Always seek the cause of pain, and remove it. If the cause is known, and it’s just a matter of time to heal, there are other things besides opiate drugs to help relieve the pain.
All-natural strategies for pain relief include:
- DLPA (phenylalanine) a natural amino acid (see below)
- Exercising enough to sweat (if you can) – releases endorphins
- Meditation – improving your focus on things outside of the pain diminishes pain sensation
- Start with 1000mg twice per day for one week.
- Increase the dose, if needed to 1500 mg twice per day for one week.
- Increase again, if needed to 1500 mg three times per day.
- If you find relief, start decreasing by 500 mg per day until you experience pain. Then go back up on the dose to the minimum needed to achieve some relief.
The American Pain Foundation also lists these herbs for pain management:
- Ginseng for fibromyalgia
- Kava Kava for tension headaches and neuropathic pain
- John’s Wort for sciatica, arthritis, and neuropathic pain
- Valerian root for spasms and muscle cramps
As with all medications, it is essential that you weigh the risks and benefits of each treatment before starting. In some cases, the best thing to do is a very strong opiate, like morphine, to relieve the pain so healing can begin. For example, during and after surgeries painkillers are safe to enable you to move around and help heal. Severe pain limits movement and prevents patients from ever achieving healing and homeostasis. But with musculoskeletal and chronic pain, it is best to avoid opiate medications so healing can begin.
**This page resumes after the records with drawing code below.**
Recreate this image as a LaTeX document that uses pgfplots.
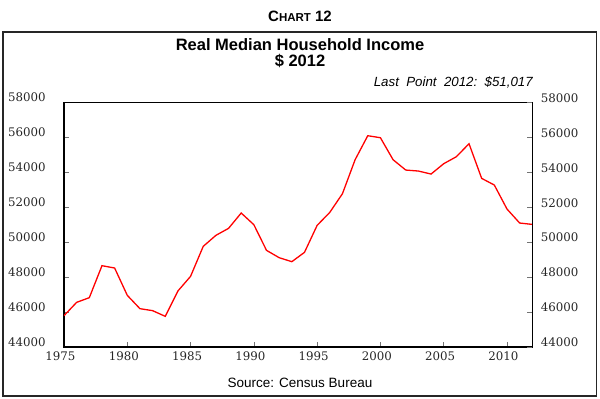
\documentclass[border=0pt]{standalone}
\usepackage{pgfplots}
\pgfplotsset{compat=1.18}
\usepackage{fontspec}
\setmainfont{Liberation Sans}
\newfontfamily\tickfont{DejaVu Serif}
\begin{document}
\begin{tikzpicture}[x=1pt,y=1pt]
\useasboundingbox (0,0) rectangle (600,399);
\draw[line width=1.4pt, black!85] (3,3) rectangle (596.5,367);
\node[font=\bfseries] at (300,383) {{\fontsize{15}{15}\selectfont C}{\fontsize{11.5}{11.5}\selectfont HART}{\fontsize{15}{15}\selectfont\ 12}};
\node[font=\bfseries\fontsize{16.5}{16.5}\selectfont] at (300,354.5) {Real Median Household Income};
\node[font=\bfseries\fontsize{16.5}{16.5}\selectfont] at (300,338) {\$ 2012};
\node[font=\itshape\fontsize{13.3}{13.3}\selectfont, anchor=east, inner sep=0pt] at (533,317) {Last~~Point~~2012:~~\$51,017};
\node[font=\fontsize{13.5}{13.5}\selectfont] at (300,16) {Source: Census Bureau};
\pgfplotsset{
  every axis/.append style={
    at={(64pt,52pt)}, anchor=south west,
    scale only axis, width=468.3pt, height=244.6pt,
    xmin=1975, xmax=2012, ymin=44000, ymax=58000,
    ytick={44000,46000,...,58000},
    scaled y ticks=false,
    /pgf/number format/1000 sep={},
    /pgf/number format/assume math mode=true,
    tick align=inside,
    major tick length=5pt,
    every tick/.style={black!55, line width=0.6pt},
    tick label style={font=\tickfont\fontsize{11.8}{11.8}\selectfont, text=black!85},
  }
}
\begin{axis}[
  axis line style={black, line width=1.2pt},
  xtick={1975,1980,...,2010},
  xtick pos=bottom, ytick pos=left,
  xticklabel style={anchor=center, yshift=-9pt, xshift=-3.5pt},
  yticklabel style={anchor=center, xshift=-37pt, yshift=5pt},
]
\addplot[red, line width=1.3pt] coordinates {
(1975,45793) (1976,46556) (1977,46823) (1978,48654) (1979,48521)
(1980,46957) (1981,46194) (1982,46080) (1983,45755) (1984,47205)
(1985,48044) (1986,49760) (1987,50390) (1988,50790) (1989,51668)
(1990,51000) (1991,49532) (1992,49112) (1993,48883) (1994,49417)
(1995,50962) (1996,51706) (1997,52774) (1998,54719) (1999,56093)
(2000,55978) (2001,54719) (2002,54128) (2003,54071) (2004,53899)
(2005,54491) (2006,54891) (2007,55635) (2008,53651) (2009,53270)
(2010,51897) (2011,51096) (2012,51017)
};
\end{axis}
\begin{axis}[
  hide x axis,
  axis y line*=right,
  y axis line style={-, black, line width=1.2pt},
  yticklabel style={anchor=center, xshift=27.4pt, yshift=4.5pt},
]
\addplot[draw=none] coordinates {(1975,44000) (2012,58000)};
\end{axis}
\end{tikzpicture}
\end{document}
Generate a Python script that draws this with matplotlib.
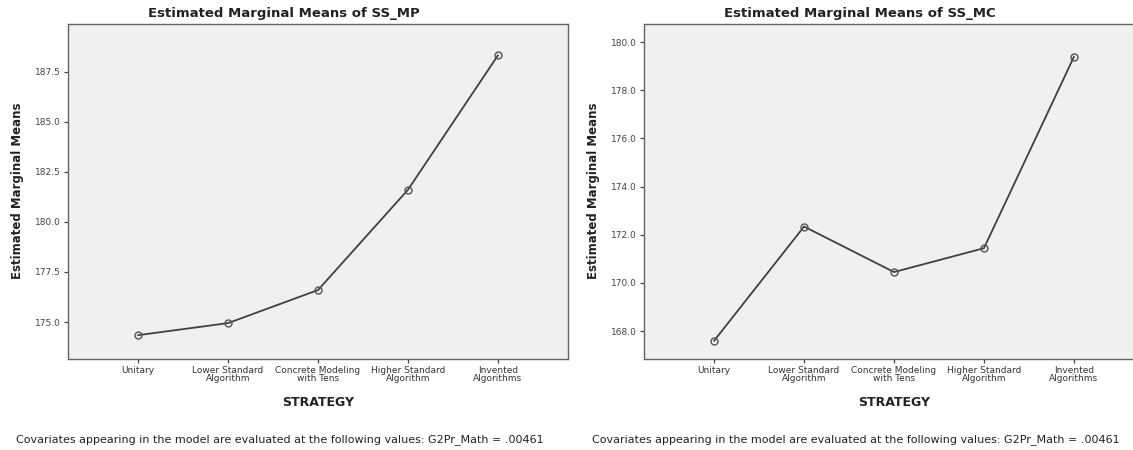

Some prefer to try the natural pain relievers first; others will switch to natural pain relief later. Every person and every case is different. The way to judge is to start with information, the more you know, the easier it is to decide – ideally before you have pain.
Dr. Bell did serve time in a Federal prison for prescribing opiate medications. Since that time, the law has been changed, making it more difficult to prescribe such large amounts of opiates. Also, now there is a database of all narcotic (including opiate) prescriptions written, so pharmacies, hospitals, doctors, and government agencies can look at the prescribing habits of each doctor, as well as the opiate use of any patient.
You don’t have to take heroin or painkillers to feel good. If your life is healthy and you incorporate these strategies, you should feel good enough with natural highs from the endorphins your own body produces.